Charts and diagrams as code

========================

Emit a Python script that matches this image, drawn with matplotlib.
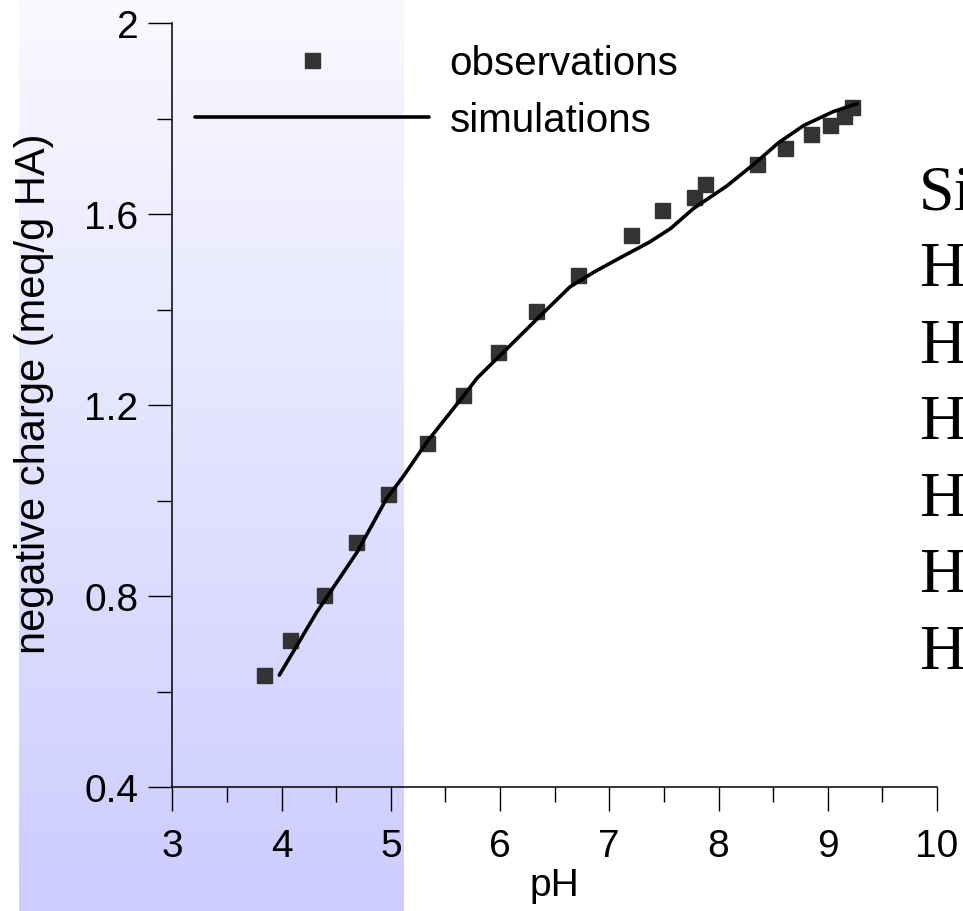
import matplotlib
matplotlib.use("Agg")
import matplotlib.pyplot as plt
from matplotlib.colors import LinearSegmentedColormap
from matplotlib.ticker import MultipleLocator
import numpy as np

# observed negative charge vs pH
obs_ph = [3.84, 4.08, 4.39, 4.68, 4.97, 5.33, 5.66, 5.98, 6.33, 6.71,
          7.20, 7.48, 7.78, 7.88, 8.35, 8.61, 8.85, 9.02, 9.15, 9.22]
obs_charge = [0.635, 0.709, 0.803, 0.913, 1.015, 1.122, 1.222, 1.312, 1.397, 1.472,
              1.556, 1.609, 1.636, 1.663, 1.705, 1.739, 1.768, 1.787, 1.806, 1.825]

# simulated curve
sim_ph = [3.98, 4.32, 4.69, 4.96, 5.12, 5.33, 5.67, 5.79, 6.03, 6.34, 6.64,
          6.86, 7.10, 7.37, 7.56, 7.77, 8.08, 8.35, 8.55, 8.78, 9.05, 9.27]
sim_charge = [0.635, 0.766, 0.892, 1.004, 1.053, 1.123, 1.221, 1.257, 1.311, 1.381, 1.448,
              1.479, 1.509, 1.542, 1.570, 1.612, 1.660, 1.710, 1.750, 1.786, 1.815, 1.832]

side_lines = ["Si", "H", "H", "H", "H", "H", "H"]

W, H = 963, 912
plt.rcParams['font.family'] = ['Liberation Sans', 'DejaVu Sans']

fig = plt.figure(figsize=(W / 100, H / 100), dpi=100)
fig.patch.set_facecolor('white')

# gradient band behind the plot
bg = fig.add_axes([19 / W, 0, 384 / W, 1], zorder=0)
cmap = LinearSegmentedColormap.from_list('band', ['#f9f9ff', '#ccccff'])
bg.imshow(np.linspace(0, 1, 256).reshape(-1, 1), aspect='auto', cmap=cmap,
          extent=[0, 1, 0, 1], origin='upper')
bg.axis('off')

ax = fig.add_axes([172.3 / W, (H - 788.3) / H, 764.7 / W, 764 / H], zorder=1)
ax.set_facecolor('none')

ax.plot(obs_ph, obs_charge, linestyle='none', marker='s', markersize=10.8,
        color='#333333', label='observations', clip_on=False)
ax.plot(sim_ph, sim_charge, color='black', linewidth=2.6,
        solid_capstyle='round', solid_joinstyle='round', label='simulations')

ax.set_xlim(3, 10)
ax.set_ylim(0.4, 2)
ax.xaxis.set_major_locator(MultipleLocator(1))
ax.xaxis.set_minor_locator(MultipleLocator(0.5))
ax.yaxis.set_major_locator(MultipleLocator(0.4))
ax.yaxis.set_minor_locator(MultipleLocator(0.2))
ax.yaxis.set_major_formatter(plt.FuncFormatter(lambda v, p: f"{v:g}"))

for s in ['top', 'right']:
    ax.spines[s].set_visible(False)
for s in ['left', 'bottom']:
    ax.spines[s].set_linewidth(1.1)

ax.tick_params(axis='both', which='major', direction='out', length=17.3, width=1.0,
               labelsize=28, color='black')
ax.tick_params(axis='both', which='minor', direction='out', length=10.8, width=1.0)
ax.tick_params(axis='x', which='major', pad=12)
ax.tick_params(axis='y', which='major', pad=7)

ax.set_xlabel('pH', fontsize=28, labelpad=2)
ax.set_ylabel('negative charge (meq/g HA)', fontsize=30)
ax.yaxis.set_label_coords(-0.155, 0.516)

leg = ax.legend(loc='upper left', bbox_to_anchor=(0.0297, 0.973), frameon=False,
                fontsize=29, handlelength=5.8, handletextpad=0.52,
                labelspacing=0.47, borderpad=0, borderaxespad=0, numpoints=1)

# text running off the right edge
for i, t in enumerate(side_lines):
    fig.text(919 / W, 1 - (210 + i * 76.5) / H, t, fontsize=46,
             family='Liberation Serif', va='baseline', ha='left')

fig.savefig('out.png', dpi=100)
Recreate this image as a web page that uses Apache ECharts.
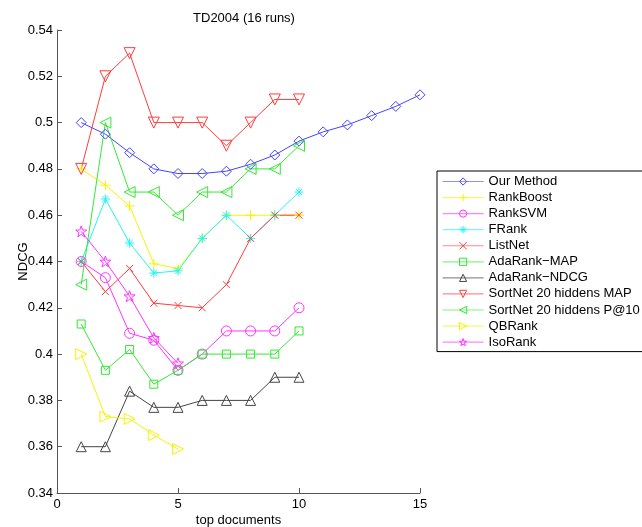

========================

● **WHAT THIS TASK INVOLVES**: Each line of the data should be quoted exactly, with pictures left out.

● **EXPECTED OUTPUT**:
Emit a Python script that matches this image, drawn with matplotlib.
import matplotlib
matplotlib.use("Agg")
import matplotlib.pyplot as plt
from matplotlib.colors import LinearSegmentedColormap
from matplotlib.ticker import MultipleLocator
import numpy as np

# observed negative charge vs pH
obs_ph = [3.84, 4.08, 4.39, 4.68, 4.97, 5.33, 5.66, 5.98, 6.33, 6.71,
          7.20, 7.48, 7.78, 7.88, 8.35, 8.61, 8.85, 9.02, 9.15, 9.22]
obs_charge = [0.635, 0.709, 0.803, 0.913, 1.015, 1.122, 1.222, 1.312, 1.397, 1.472,
              1.556, 1.609, 1.636, 1.663, 1.705, 1.739, 1.768, 1.787, 1.806, 1.825]

# simulated curve
sim_ph = [3.98, 4.32, 4.69, 4.96, 5.12, 5.33, 5.67, 5.79, 6.03, 6.34, 6.64,
          6.86, 7.10, 7.37, 7.56, 7.77, 8.08, 8.35, 8.55, 8.78, 9.05, 9.27]
sim_charge = [0.635, 0.766, 0.892, 1.004, 1.053, 1.123, 1.221, 1.257, 1.311, 1.381, 1.448,
              1.479, 1.509, 1.542, 1.570, 1.612, 1.660, 1.710, 1.750, 1.786, 1.815, 1.832]

side_lines = ["Si", "H", "H", "H", "H", "H", "H"]

W, H = 963, 912
plt.rcParams['font.family'] = ['Liberation Sans', 'DejaVu Sans']

fig = plt.figure(figsize=(W / 100, H / 100), dpi=100)
fig.patch.set_facecolor('white')

# gradient band behind the plot
bg = fig.add_axes([19 / W, 0, 384 / W, 1], zorder=0)
cmap = LinearSegmentedColormap.from_list('band', ['#f9f9ff', '#ccccff'])
bg.imshow(np.linspace(0, 1, 256).reshape(-1, 1), aspect='auto', cmap=cmap,
          extent=[0, 1, 0, 1], origin='upper')
bg.axis('off')

ax = fig.add_axes([172.3 / W, (H - 788.3) / H, 764.7 / W, 764 / H], zorder=1)
ax.set_facecolor('none')

ax.plot(obs_ph, obs_charge, linestyle='none', marker='s', markersize=10.8,
        color='#333333', label='observations', clip_on=False)
ax.plot(sim_ph, sim_charge, color='black', linewidth=2.6,
        solid_capstyle='round', solid_joinstyle='round', label='simulations')

ax.set_xlim(3, 10)
ax.set_ylim(0.4, 2)
ax.xaxis.set_major_locator(MultipleLocator(1))
ax.xaxis.set_minor_locator(MultipleLocator(0.5))
ax.yaxis.set_major_locator(MultipleLocator(0.4))
ax.yaxis.set_minor_locator(MultipleLocator(0.2))
ax.yaxis.set_major_formatter(plt.FuncFormatter(lambda v, p: f"{v:g}"))

for s in ['top', 'right']:
    ax.spines[s].set_visible(False)
for s in ['left', 'bottom']:
    ax.spines[s].set_linewidth(1.1)

ax.tick_params(axis='both', which='major', direction='out', length=17.3, width=1.0,
               labelsize=28, color='black')
ax.tick_params(axis='both', which='minor', direction='out', length=10.8, width=1.0)
ax.tick_params(axis='x', which='major', pad=12)
ax.tick_params(axis='y', which='major', pad=7)

ax.set_xlabel('pH', fontsize=28, labelpad=2)
ax.set_ylabel('negative charge (meq/g HA)', fontsize=30)
ax.yaxis.set_label_coords(-0.155, 0.516)

leg = ax.legend(loc='upper left', bbox_to_anchor=(0.0297, 0.973), frameon=False,
                fontsize=29, handlelength=5.8, handletextpad=0.52,
                labelspacing=0.47, borderpad=0, borderaxespad=0, numpoints=1)

# text running off the right edge
for i, t in enumerate(side_lines):
    fig.text(919 / W, 1 - (210 + i * 76.5) / H, t, fontsize=46,
             family='Liberation Serif', va='baseline', ha='left')

fig.savefig('out.png', dpi=100)
Recreate this image as a web page that uses Apache ECharts.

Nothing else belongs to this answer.